Comment Holcim pollue l’air en Serbie en toute impunité

Les émissions d’une cimenterie de Holcim dans le nord de la Serbie sont non seulement très nocives pour la santé, mais elles violent aussi les limites légales en vigueur dans le pays. C’est ce que révèle une enquête soutenue par le prix d’investigation de Public Eye, qui explique pourquoi le géant du ciment suisse n’a jamais dû faire face à ses responsabilités. Avec le contre-projet à l’initiative pour des multinationales responsables, Holcim ne sera contraint à aucun devoir de diligence en Suisse.

Depuis près de vingt ans, le plus grand producteur mondial de matériaux de construction, qui a récemment installé son siège dans le paradis fiscal de Zoug, exploite l’une des usines les plus polluantes de Serbie. Depuis 2018, les fours de la cimenterie de Beočin incinèrent des déchets médicaux, des pneus de voiture et des plastiques, en plus de la totalité des déchets ménagers de la commune. Une analyse des émissions réalisée fin 2019 par l’inspection régionale pour la protection de l’environnement a montré que pour certaines substances nocives, comme le dioxyde de soufre ou l’ammoniac, les valeurs limites légales étaient massivement dépassées (jusqu’à 200%). Les conséquences pour la population de cette ville industrielle sont dévastatrices: «On ne peut plus respirer ici», se plaignent des habitant·e·s proches de l’usine, qui souhaitent rester anonymes par peur des représailles. S’il n’existe pas de données sanitaires officielles, celles du cimetière montrent que le taux de mortalité par cancer est plus élevé que la moyenne nationale.

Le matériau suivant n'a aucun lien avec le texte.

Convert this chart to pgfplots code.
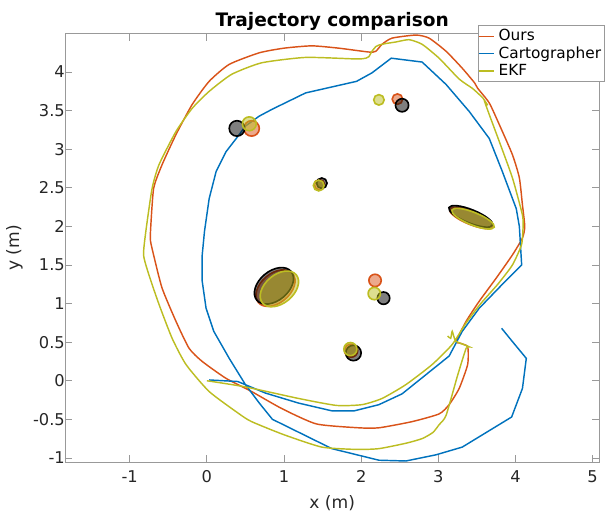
\documentclass[border=0pt]{standalone}
\usepackage{fontspec}
\setmainfont{DejaVu Sans}
\usepackage{pgfplots}
\pgfplotsset{compat=1.18}
\usepackage{pgfplotstable}

\definecolor{cOurs}{RGB}{217,83,25}
\definecolor{cCart}{RGB}{0,114,189}
\definecolor{cEKF}{RGB}{188,189,34}
\definecolor{cTick}{RGB}{38,38,38}

\pgfdeclareplotmark{lmk}{%
  \pgfscope
  \pgftransformrotate{\lmAng}%
  \pgfpathellipse{\pgfpointorigin}{\pgfpoint{\lmA*42.8pt}{0pt}}{\pgfpoint{0pt}{\lmB*42.8pt}}%
  \pgfusepathqfillstroke
  \endpgfscope}

\pgfplotstableread{
x y
-0.73 1.94
-0.69 2.49
-0.58 2.80
-0.40 3.19
-0.19 3.58
0.03 3.88
0.29 4.10
0.68 4.25
1.00 4.31
1.36 4.34
1.71 4.31
2.10 4.26
2.19 4.27
2.27 4.36
2.40 4.44
2.71 4.48
2.88 4.44
3.10 4.27
3.31 4.05
3.47 3.86
3.51 3.79
3.66 3.60
3.79 3.32
3.96 2.93
4.05 2.63
4.09 2.28
4.12 2.00
4.09 1.85
3.96 1.63
3.75 1.33
3.53 1.03
3.36 0.77
3.23 0.51
3.27 0.49
3.38 0.44
3.38 0.21
3.27 -0.10
3.14 -0.31
3.01 -0.43
2.66 -0.53
2.23 -0.61
1.97 -0.61
1.42 -0.56
0.97 -0.36
0.58 -0.14
0.25 0.03
-0.06 0.25
-0.23 0.42
-0.40 0.77
-0.58 1.20
-0.69 1.63
-0.73 1.81
-0.73 1.94
}\ours

\pgfplotstableread{
x y
0.03 0.01
0.40 -0.01
0.76 -0.16
1.19 -0.29
1.62 -0.39
1.91 -0.39
2.23 -0.31
2.53 -0.17
3.14 0.32
3.31 0.64
3.53 0.94
3.83 1.25
4.08 1.50
4.05 2.00
4.01 2.23
3.83 2.71
3.66 3.14
3.40 3.49
3.10 3.84
2.79 4.13
2.39 4.18
2.14 3.99
1.94 3.88
1.28 3.73
0.85 3.52
0.68 3.43
0.50 3.30
0.42 3.19
0.25 2.97
0.12 2.71
0.03 2.36
-0.03 1.94
-0.06 1.63
-0.06 1.29
-0.01 0.94
0.09 0.64
0.29 0.29
0.50 -0.05
0.68 -0.29
0.85 -0.50
1.62 -0.88
2.23 -1.03
2.58 -1.04
2.97 -0.96
3.31 -0.86
3.95 -0.47
4.09 -0.10
4.14 0.29
3.95 0.52
3.82 0.68
}\cart

\pgfplotstableread{
x y
0.00 0.00
0.50 -0.08
1.19 -0.23
1.68 -0.32
2.01 -0.31
2.27 -0.23
2.58 -0.05
2.92 0.21
3.18 0.47
3.36 0.75
3.55 1.00
3.77 1.25
3.96 1.50
4.08 1.77
4.10 2.06
4.08 2.19
3.96 2.63
3.79 3.10
3.66 3.45
3.60 3.62
3.64 3.57
3.58 3.66
3.53 3.71
3.44 3.79
3.27 3.91
3.01 4.18
2.79 4.36
2.62 4.42
2.45 4.39
2.32 4.37
2.23 4.35
2.19 4.33
2.14 4.27
2.10 4.20
2.06 4.18
1.94 4.17
1.28 4.19
0.71 4.12
0.32 3.97
0.03 3.75
-0.19 3.53
-0.40 3.23
-0.62 2.80
-0.71 2.49
-0.79 1.94
-0.82 1.63
-0.75 1.37
-0.62 0.99
-0.45 0.55
-0.27 0.21
0.03 -0.14
0.42 -0.43
0.58 -0.53
1.00 -0.70
1.49 -0.86
1.94 -0.89
2.23 -0.88
2.58 -0.81
2.79 -0.75
2.93 -0.67
3.01 -0.57
3.10 -0.45
3.25 0.07
3.36 0.42
3.40 0.44
3.30 0.48
3.22 0.52
3.18 0.64
3.16 0.55
3.12 0.58
}\ekf

% landmarks: centre, semi-axes (m), angle (deg)
\pgfplotstableread{
x y a b ang
0.58 3.27 0.100 0.100 0
2.47 3.65 0.068 0.068 0
1.46 2.54 0.068 0.068 0
0.89 1.20 0.290 0.190 40
3.43 2.11 0.305 0.087 -22
2.18 1.30 0.080 0.080 0
1.87 0.39 0.085 0.085 0
}\landours

\pgfplotstableread{
x y a b ang
0.39 3.27 0.100 0.100 0
2.53 3.57 0.085 0.085 0
1.49 2.56 0.068 0.068 0
0.87 1.23 0.290 0.190 40
3.42 2.13 0.305 0.087 -22
2.29 1.07 0.080 0.080 0
1.90 0.36 0.100 0.100 0
}\landgt

\pgfplotstableread{
x y a b ang
0.55 3.33 0.090 0.090 0
2.23 3.64 0.068 0.068 0
1.45 2.53 0.070 0.070 0
0.94 1.19 0.285 0.185 40
3.45 2.10 0.295 0.082 -22
2.17 1.13 0.080 0.080 0
1.86 0.41 0.085 0.085 0
}\landekf

\pgfplotsset{
  landmark/.style={forget plot, only marks, scatter, mark=lmk,
    scatter/@pre marker code/.code={},
    scatter/@post marker code/.code={},
    visualization depends on={\thisrow{a} \as \lmA},
    visualization depends on={\thisrow{b} \as \lmB},
    visualization depends on={\thisrow{ang} \as \lmAng},
    mark options={draw=#1, fill=#1, fill opacity=0.5, line width=0.9pt}},
}

\begin{document}
\begin{tikzpicture}
\begin{axis}[
  x=42.8pt, y=42.8pt,
  xmin=-1.84, xmax=5.09, ymin=-1.06, ymax=4.5,
  xtick={-1,0,1,2,3,4,5},
  xticklabels={-1,0,1,2,3,4,5},
  ytick={-1,-0.5,0,0.5,1,1.5,2,2.5,3,3.5,4},
  yticklabels={-1,-0.5,0,0.5,1,1.5,2,2.5,3,3.5,4},
  axis line style={black!40},
  tick style={black!40, thin},
  tick align=inside,
  major tick length=4pt,
  ticklabel style={font=\fontsize{9}{10}\selectfont, text=cTick},
  yticklabel style={xshift=3.5pt},
  xticklabel style={yshift=-1pt},
  xlabel={x (m)}, ylabel={y (m)},
  label style={font=\fontsize{9.5}{11}\selectfont, text=cTick},
  ylabel style={yshift=-1pt},
  title={Trajectory comparison},
  title style={font=\bfseries\fontsize{10.3}{12}\selectfont, yshift=-8pt, text height=11.5pt},
  legend style={at={(rel axis cs:1,1)}, anchor=north east, xshift=3pt, yshift=4.5pt,
    draw=black!40, fill=white, font=\fontsize{8.5}{10}\selectfont,
    inner xsep=0pt, inner ysep=0pt, row sep=-2.3pt, cells={anchor=west}},
  legend image code/.code={\draw[#1, line width=0.9pt] (0cm,0cm) -- (0.3cm,0cm);},
  clip=true,
]
\addplot[cOurs, line width=0.8pt, smooth, tension=0.35] table[x=x,y=y]{\ours};
\addlegendentry{Ours}
\addplot[cCart, line width=0.8pt] table[x=x,y=y]{\cart};
\addlegendentry{Cartographer}
\addplot[cEKF, line width=0.8pt, smooth, tension=0.35] table[x=x,y=y]{\ekf};
\addlegendentry{EKF}

\addplot[landmark=cOurs] table[x=x,y=y]{\landours};
\addplot[landmark=black] table[x=x,y=y]{\landgt};
\addplot[landmark=cEKF] table[x=x,y=y]{\landekf};
\end{axis}
\end{tikzpicture}
\end{document}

Le rapport de l’inspection régionale, dont Public Eye a eu copie, avait été directement transmis au procureur compétent. Mais les habitant·e·s de Beočin attendent toujours en vain l’ouverture d’une procédure ou d’autres sanctions de l’État. Le reportage du journaliste serbe Milorad Ivanovic, lauréat de notre Prix de l’investigation 2020, met en lumière les raisons de cette impunité. Il montre aussi que même les États européens n’ont souvent pas la volonté ou la capacité de protéger leurs populations des effets néfastes des activités de sociétés étrangères. La Suisse a donc une responsabilité politique et juridique. Dans le contre-projet alibi à l’initiative pour des multinationales responsables, le ciment n’est pas couvert par la nouvelle obligation de diligence raisonnable. Holcim ne serait pas donc concerné par l’ordonnance encore plus édulcorée actuellement en consultation.

Le contre-projet et l’ordonnance ignorent totalement les problèmes sur le terrain et vont même moins loin que certaines initiatives internes d’entreprise, à l’instar de la récente déclaration d’intention du PDG d’Holcim Jan Jenisch. Son engagement volontaire en matière de diligence raisonnable identifie non seulement la santé et la sécurité comme les principaux risques pour le producteur de ciment en matière de droits humains, mais établit aussi un catalogue de mesures pour les minimiser de manière systématique. Le premier test de crédibilité de la nouvelle «Human Rights Directive» de Holcim sera de protéger la population de Beočin en réduisant drastiquement les émissions de sa cimenterie.